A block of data
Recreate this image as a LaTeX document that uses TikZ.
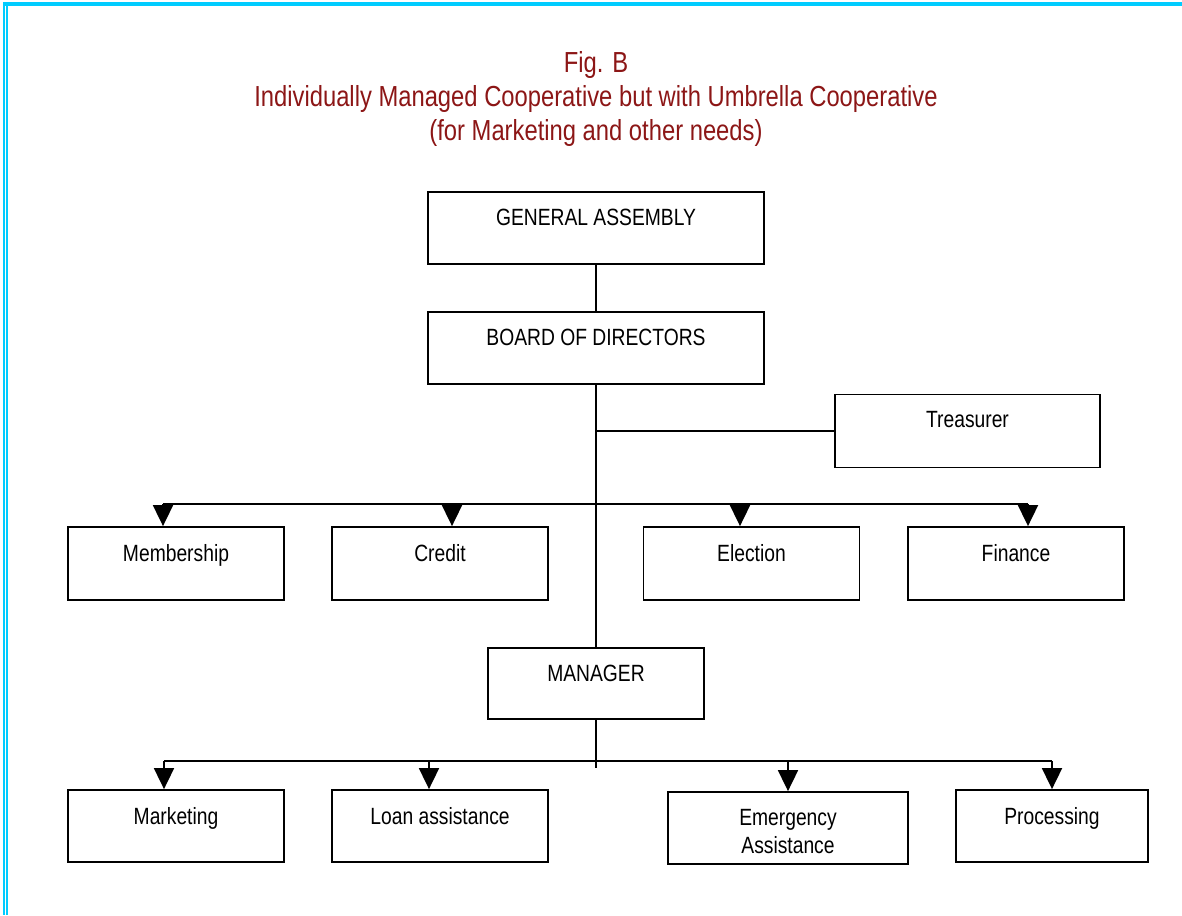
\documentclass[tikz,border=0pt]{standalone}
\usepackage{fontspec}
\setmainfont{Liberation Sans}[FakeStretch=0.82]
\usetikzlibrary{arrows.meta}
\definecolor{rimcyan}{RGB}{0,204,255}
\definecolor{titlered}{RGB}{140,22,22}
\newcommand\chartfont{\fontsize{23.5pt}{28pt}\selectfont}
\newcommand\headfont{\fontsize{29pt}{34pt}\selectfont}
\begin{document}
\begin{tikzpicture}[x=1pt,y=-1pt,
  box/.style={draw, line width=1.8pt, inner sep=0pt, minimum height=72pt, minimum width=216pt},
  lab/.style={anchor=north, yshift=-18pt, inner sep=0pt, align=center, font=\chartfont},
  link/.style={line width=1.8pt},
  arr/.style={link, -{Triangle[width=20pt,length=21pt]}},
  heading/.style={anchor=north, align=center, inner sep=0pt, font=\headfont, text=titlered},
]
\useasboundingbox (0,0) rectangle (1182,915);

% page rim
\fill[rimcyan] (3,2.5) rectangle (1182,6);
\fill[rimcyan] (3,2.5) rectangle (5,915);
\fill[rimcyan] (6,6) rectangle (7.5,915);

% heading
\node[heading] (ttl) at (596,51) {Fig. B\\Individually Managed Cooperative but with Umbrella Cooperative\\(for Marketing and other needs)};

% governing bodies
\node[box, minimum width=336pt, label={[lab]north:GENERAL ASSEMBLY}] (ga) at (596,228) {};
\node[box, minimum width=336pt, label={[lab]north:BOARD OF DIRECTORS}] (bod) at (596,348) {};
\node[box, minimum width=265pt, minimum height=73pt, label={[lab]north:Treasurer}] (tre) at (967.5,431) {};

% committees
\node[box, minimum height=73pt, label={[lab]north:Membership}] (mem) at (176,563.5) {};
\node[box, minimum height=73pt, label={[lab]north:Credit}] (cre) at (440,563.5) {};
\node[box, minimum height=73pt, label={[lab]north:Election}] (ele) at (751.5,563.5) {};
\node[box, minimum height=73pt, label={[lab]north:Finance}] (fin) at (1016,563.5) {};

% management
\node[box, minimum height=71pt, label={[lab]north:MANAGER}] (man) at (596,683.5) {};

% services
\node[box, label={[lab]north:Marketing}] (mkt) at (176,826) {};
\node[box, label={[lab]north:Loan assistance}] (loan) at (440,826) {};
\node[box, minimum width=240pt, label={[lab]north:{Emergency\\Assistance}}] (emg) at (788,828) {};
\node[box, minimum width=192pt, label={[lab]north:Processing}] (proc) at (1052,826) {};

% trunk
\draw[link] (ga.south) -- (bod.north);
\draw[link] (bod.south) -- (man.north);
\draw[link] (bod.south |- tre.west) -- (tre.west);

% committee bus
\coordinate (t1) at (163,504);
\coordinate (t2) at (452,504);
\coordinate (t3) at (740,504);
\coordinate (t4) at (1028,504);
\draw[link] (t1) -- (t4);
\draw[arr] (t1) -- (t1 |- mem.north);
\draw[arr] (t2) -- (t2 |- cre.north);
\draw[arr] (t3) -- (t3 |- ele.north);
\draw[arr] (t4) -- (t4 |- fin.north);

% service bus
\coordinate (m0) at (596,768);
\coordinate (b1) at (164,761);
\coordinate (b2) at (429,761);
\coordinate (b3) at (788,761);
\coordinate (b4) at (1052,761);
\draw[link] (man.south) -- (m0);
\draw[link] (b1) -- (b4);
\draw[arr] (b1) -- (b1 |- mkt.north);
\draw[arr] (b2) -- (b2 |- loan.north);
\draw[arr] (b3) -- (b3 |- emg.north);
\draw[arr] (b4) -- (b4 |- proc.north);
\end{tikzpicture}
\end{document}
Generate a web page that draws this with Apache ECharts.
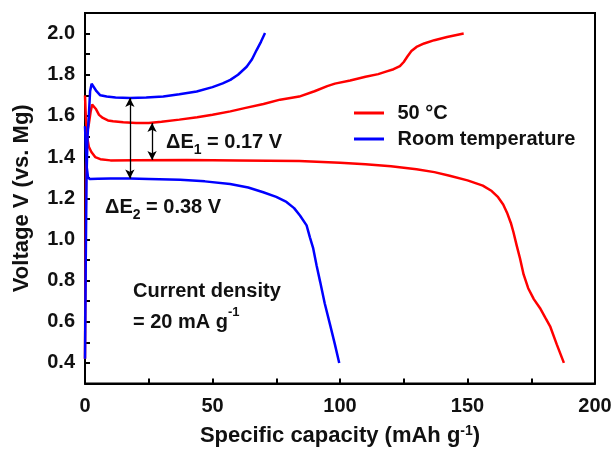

- [Required task]:
Your job is to transcribe the entries above exactly; skip the pictures.

- [Task output]:
Recreate this image as a LaTeX document that uses TikZ.
\documentclass[tikz,border=0pt]{standalone}
\usepackage{fontspec}
\setmainfont{Liberation Sans}[FakeStretch=0.82]
\usetikzlibrary{arrows.meta}
\definecolor{rimcyan}{RGB}{0,204,255}
\definecolor{titlered}{RGB}{140,22,22}
\newcommand\chartfont{\fontsize{23.5pt}{28pt}\selectfont}
\newcommand\headfont{\fontsize{29pt}{34pt}\selectfont}
\begin{document}
\begin{tikzpicture}[x=1pt,y=-1pt,
  box/.style={draw, line width=1.8pt, inner sep=0pt, minimum height=72pt, minimum width=216pt},
  lab/.style={anchor=north, yshift=-18pt, inner sep=0pt, align=center, font=\chartfont},
  link/.style={line width=1.8pt},
  arr/.style={link, -{Triangle[width=20pt,length=21pt]}},
  heading/.style={anchor=north, align=center, inner sep=0pt, font=\headfont, text=titlered},
]
\useasboundingbox (0,0) rectangle (1182,915);

% page rim
\fill[rimcyan] (3,2.5) rectangle (1182,6);
\fill[rimcyan] (3,2.5) rectangle (5,915);
\fill[rimcyan] (6,6) rectangle (7.5,915);

% heading
\node[heading] (ttl) at (596,51) {Fig. B\\Individually Managed Cooperative but with Umbrella Cooperative\\(for Marketing and other needs)};

% governing bodies
\node[box, minimum width=336pt, label={[lab]north:GENERAL ASSEMBLY}] (ga) at (596,228) {};
\node[box, minimum width=336pt, label={[lab]north:BOARD OF DIRECTORS}] (bod) at (596,348) {};
\node[box, minimum width=265pt, minimum height=73pt, label={[lab]north:Treasurer}] (tre) at (967.5,431) {};

% committees
\node[box, minimum height=73pt, label={[lab]north:Membership}] (mem) at (176,563.5) {};
\node[box, minimum height=73pt, label={[lab]north:Credit}] (cre) at (440,563.5) {};
\node[box, minimum height=73pt, label={[lab]north:Election}] (ele) at (751.5,563.5) {};
\node[box, minimum height=73pt, label={[lab]north:Finance}] (fin) at (1016,563.5) {};

% management
\node[box, minimum height=71pt, label={[lab]north:MANAGER}] (man) at (596,683.5) {};

% services
\node[box, label={[lab]north:Marketing}] (mkt) at (176,826) {};
\node[box, label={[lab]north:Loan assistance}] (loan) at (440,826) {};
\node[box, minimum width=240pt, label={[lab]north:{Emergency\\Assistance}}] (emg) at (788,828) {};
\node[box, minimum width=192pt, label={[lab]north:Processing}] (proc) at (1052,826) {};

% trunk
\draw[link] (ga.south) -- (bod.north);
\draw[link] (bod.south) -- (man.north);
\draw[link] (bod.south |- tre.west) -- (tre.west);

% committee bus
\coordinate (t1) at (163,504);
\coordinate (t2) at (452,504);
\coordinate (t3) at (740,504);
\coordinate (t4) at (1028,504);
\draw[link] (t1) -- (t4);
\draw[arr] (t1) -- (t1 |- mem.north);
\draw[arr] (t2) -- (t2 |- cre.north);
\draw[arr] (t3) -- (t3 |- ele.north);
\draw[arr] (t4) -- (t4 |- fin.north);

% service bus
\coordinate (m0) at (596,768);
\coordinate (b1) at (164,761);
\coordinate (b2) at (429,761);
\coordinate (b3) at (788,761);
\coordinate (b4) at (1052,761);
\draw[link] (man.south) -- (m0);
\draw[link] (b1) -- (b4);
\draw[arr] (b1) -- (b1 |- mkt.north);
\draw[arr] (b2) -- (b2 |- loan.north);
\draw[arr] (b3) -- (b3 |- emg.north);
\draw[arr] (b4) -- (b4 |- proc.north);
\end{tikzpicture}
\end{document}
Generate a web page that draws this with Apache ECharts.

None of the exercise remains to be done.